The GoPro HERO6 Black, HERO5 Black, HERO5 Session, as well as the HERO4 Black and Silver models all offer a choice between two color modes in the photo mode: GoPro and Flat. So what's the difference and when would you use them?
These are options you're only going to find in the current range on the HERO4 Black and HERO4 Silver. And you'll only see them if you turn the Protune option on, which is accessible under the Photo mode settings and is separate from the Protune options for video.
Protune is GoPro's name for a group of settings that provides more fine-tuned control over several aspects of the shooting such as sharpening, color, ISO, etc. With some exceptions, as a general rule of thumb, you probably only want to turn Protune on if you plan to do further processing in post-production. With some of the settings, if you just share the footage or photos without doing any post production they can actually end looking worse than if you'd left Protune off.
The color mode setting is a perfect example. If you shoot with the default GoPro color mode, the image will be vibrant and contrasty. If you shoot with the Flat color mode, the image will be, well, flat and the colors will look washed-out.
Here are some examples. The first one was shot with a HERO5 Black:
Here are some more examples shot with the HERO4 Silver and Black cameras.
As you can see, the most obvious difference is in the contrast. That is also why the colors appear less saturated. What it's trying to do is retain more detail throughout the image without the risk of losing details in the shadows or blowing out the highlights.
The result is an image that actually retains more image data but doesn't look as impressive.
Which to Use?
When Protune is turned off, the GoPro color mode is what's applied automatically. It gives that contrasty, colorful, punchy look.
So why would you ever want to use the Flat mode if it makes the photos look worse? If—and really only if—you plan to process the images later in something like Lightroom or some other image processing app where you're going to adjust things like exposure and contrast. Or if you want to retain that option for later.
There's nothing at all wrong with processing images shot with the GoPro color modes--it's just that the Flat mode gives you a bit more flexibility in preserving tones. The GoPro HERO4 lines don't have RAW mode—the HER05 models do—so this is a step in that direction while still using JPG.
If you plan to share the photos with minimal or no processing, you're much better off leaving the color setting on the default GoPro mode—your images will nearly always look better.
An exception would be if you're deliberately aiming for a low-contrast, washed-out look, but that's definitely a niche approach and doesn't apply to the vast majority of photos taken with a GoPro.
Of course, the standard GoPro look might not be what you're after. But if you're using Lightroom and want a preset that takes images shot with Protune's Flat setting and processes them to approximate the look of the GoPro color setting, you're welcome to try this preset I put together. It's not perfect, and I'll likely tweak it a bit yet, but it's a reasonable starting point. The images sometimes come out a touch lighter than the real GoPro-setting equivalent, which is easily fine-tuned by dropping the Exposure slider ever so slightly and moving the Blacks slider slightly to the left.

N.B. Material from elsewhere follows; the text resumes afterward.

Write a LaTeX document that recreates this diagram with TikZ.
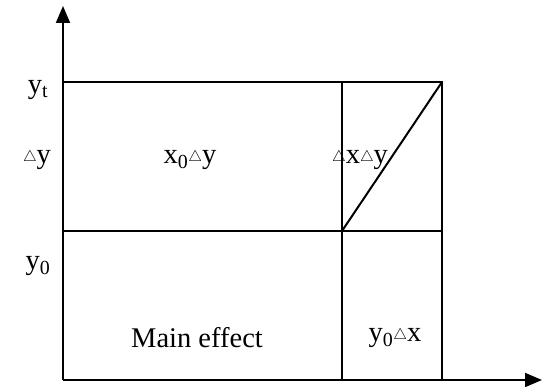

If you're not sure how to install a preset, here's a step-by-step guide.
Common GoPro Questions
Here are some common questions I get from GoPro users.

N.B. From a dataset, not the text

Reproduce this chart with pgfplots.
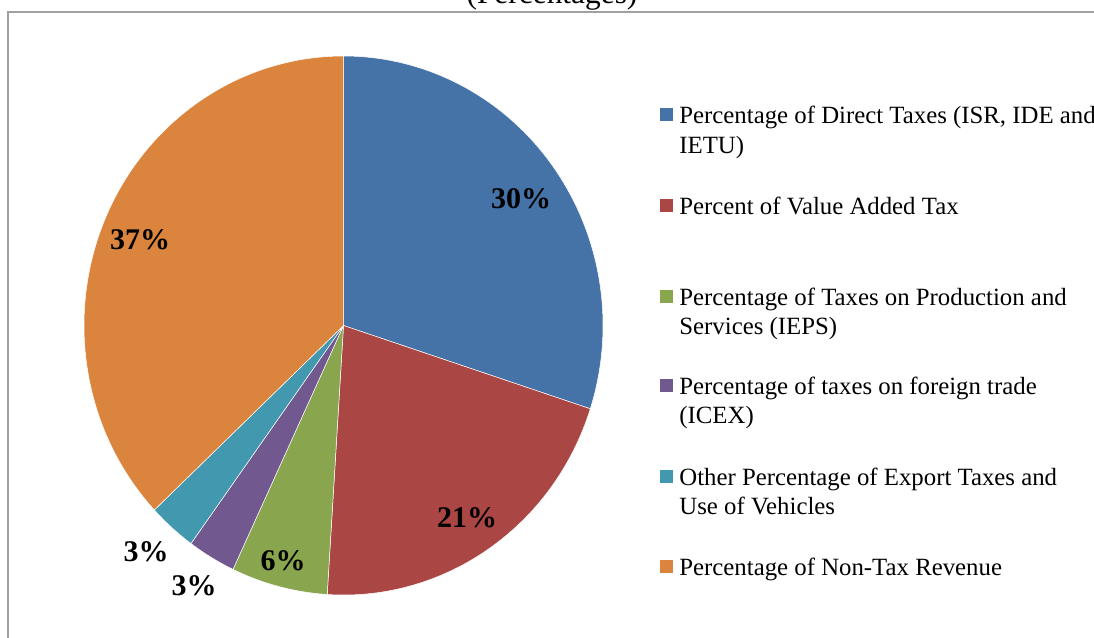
\documentclass[border=0pt]{standalone}
\usepackage{pgfplots}
\usepackage{pgfplotstable}
\usepackage{fontspec}
\setmainfont{Liberation Serif}
\pgfplotsset{compat=1.18}

\definecolor{pieblue}{HTML}{4572A7}
\definecolor{piered}{HTML}{AA4643}
\definecolor{piegreen}{HTML}{89A54E}
\definecolor{piepurple}{HTML}{71588F}
\definecolor{pieteal}{HTML}{4198AF}
\definecolor{pieorange}{HTML}{DB843D}
\definecolor{framegray}{HTML}{A0A0A0}

% shares in percent, clockwise from 12 o'clock
\pgfplotstableread{
share colour
30 pieblue
21 piered
6  piegreen
3  piepurple
3  pieteal
37 pieorange
}\piedata

\begin{document}
\begin{tikzpicture}
\begin{axis}[
    hide axis,
    x=0.5pt, y=0.5pt, y dir=reverse,
    xmin=0, xmax=1094, ymin=0, ymax=638,
    clip=false,
  ]
  % frame and title (title is cut off at the top of the picture)
  \draw[framegray, line width=0.8pt] (axis cs:8,660) -- (axis cs:8,12) -- (axis cs:1110,12);
  \node[anchor=base, font=\fontsize{15.7pt}{18pt}\selectfont] at (axis cs:552,3) {(Percentages)};

  % pie slices
  \def\cx{343.5}\def\cy{325.5}
  \def\angA{90}
  \pgfplotstablegetrowsof{\piedata}
  \pgfmathtruncatemacro\nrows{\pgfplotsretval-1}
  \pgfplotsforeachungrouped \i in {0,...,\nrows}{%
    \pgfplotstablegetelem{\i}{share}\of\piedata \let\val\pgfplotsretval
    \pgfplotstablegetelem{\i}{colour}\of\piedata \let\col\pgfplotsretval
    \pgfmathsetmacro\angB{\angA-3.6*\val}%
    \pgfmathsetmacro\sx{\cx+259.5*cos(\angA)}%
    \pgfmathsetmacro\sy{\cy-269.5*sin(\angA)}%
    \edef\temp{\noexpand\fill[\col, draw=white, line width=0.25pt]
      (axis cs:\cx,\cy) -- (axis cs:\sx,\sy)
      arc[start angle=\angA, end angle=\angB, x radius=129.75pt, y radius=134.75pt] -- cycle;}%
    \temp
    \global\let\angA\angB
  }

  % data labels
  \begin{scope}[font=\fontsize{15pt}{17pt}\selectfont\bfseries]
    \node at (axis cs:521,199) {30\%};
    \node at (axis cs:467,518) {21\%};
    \node at (axis cs:283,561) {6\%};
    \node at (axis cs:194,586) {3\%};
    \node at (axis cs:146,552) {3\%};
    \node at (axis cs:140,240) {37\%};
  \end{scope}

  % legend
  \begin{scope}[font=\fontsize{12.4pt}{14pt}\selectfont]
    \fill[pieblue]   (axis cs:660,108) rectangle (axis cs:673,121);
    \node[anchor=base west, inner sep=0pt] at (axis cs:679,123.5) {Percentage of Direct Taxes (ISR, IDE and};
    \node[anchor=base west, inner sep=0pt] at (axis cs:679,153) {IETU)};
    \fill[piered]    (axis cs:660,199) rectangle (axis cs:673,212);
    \node[anchor=base west, inner sep=0pt] at (axis cs:679,214) {Percent of Value Added Tax};
    \fill[piegreen]  (axis cs:660,290) rectangle (axis cs:673,303);
    \node[anchor=base west, inner sep=0pt] at (axis cs:679,305) {Percentage of Taxes on Production and};
    \node[anchor=base west, inner sep=0pt] at (axis cs:679,334) {Services (IEPS)};
    \fill[piepurple] (axis cs:660,379) rectangle (axis cs:673,392);
    \node[anchor=base west, inner sep=0pt] at (axis cs:679,394) {Percentage of taxes on foreign trade};
    \node[anchor=base west, inner sep=0pt] at (axis cs:679,423) {(ICEX)};
    \fill[pieteal]   (axis cs:660,470) rectangle (axis cs:673,483);
    \node[anchor=base west, inner sep=0pt] at (axis cs:679,485) {Other Percentage of Export Taxes and};
    \node[anchor=base west, inner sep=0pt] at (axis cs:679,514) {Use of Vehicles};
    \fill[pieorange] (axis cs:660,560) rectangle (axis cs:673,573);
    \node[anchor=base west, inner sep=0pt] at (axis cs:679,575) {Percentage of Non-Tax Revenue};
  \end{scope}

  \coordinate (SW) at (axis cs:0,638);
  \coordinate (NE) at (axis cs:1094,0);
\end{axis}
\pgfresetboundingbox
\path[use as bounding box] (SW) rectangle (NE);
\end{tikzpicture}
\end{document}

How to Maximize a GoPro's battery life
There are several factors that influence how long the GoPro's battery life lasts. Among them include what mode you're recording in (4K uses more power than 1080p30, for instance), the health of the battery, and even the environmental temperature (lithium batteries don't perform well in very cold temperatures). But there are some things you can do to maximize battery life. Not every GoPro has all of these features, but start with these:
- Minimize use of the back screen
- Turn off wireless
- Turn off voice commands
- Turn off GPS
- Turn off Protune
- Use QuickCapture mode
Is it normal for GoPro cameras to get hot?
Yes. Depending on the model and the shooting mode you're using, it's normal for GoPros to get quite warm while shooting. They can get hot enough to be uncomfortable to touch. It's especially noticeable when shooting high-resolution and high-framerate video. Some newer models have an overheating protection mechanism that will shut the camera down if it gets too hot. I have more details on GoPros getting hot, here.
How can I control a GoPro remotely?
GoPro makes a range of wireless remote controls. They don't all work with all GoPros--for example, the HERO (2018) isn't compatible with this type of remote control. Many of the newer models also work with the GoPro mobile app. Not every model can be controlled remotely, but most of the newer models have wireless compatibility that can be used for at least some methods of remote control.
Can you take pictures with a GoPro?
If you've been using a GoPro for a while, this might seem pretty obvious, but if you've never used one, it's not quite so self-evident. GoPros are best known for dramatic action videos, but they can most certainly take still photos too. In fact, they can be a very interesting alternative to a traditional camera so long as you work within its limitations. I have more more details here.
Do GoPro wireless controls work underwater?
No. You can't use the mobile app or a wireless remote control if the camera is fully submerged in water. They will normally work just fine in rain and spray--just not submerged. I have a more detailed explanation here.
Do GoPro touchscreens work underwater?
No. If they're just wet above water, they can work to some extent, although often less reliably. But the touchscreens won't work underwater.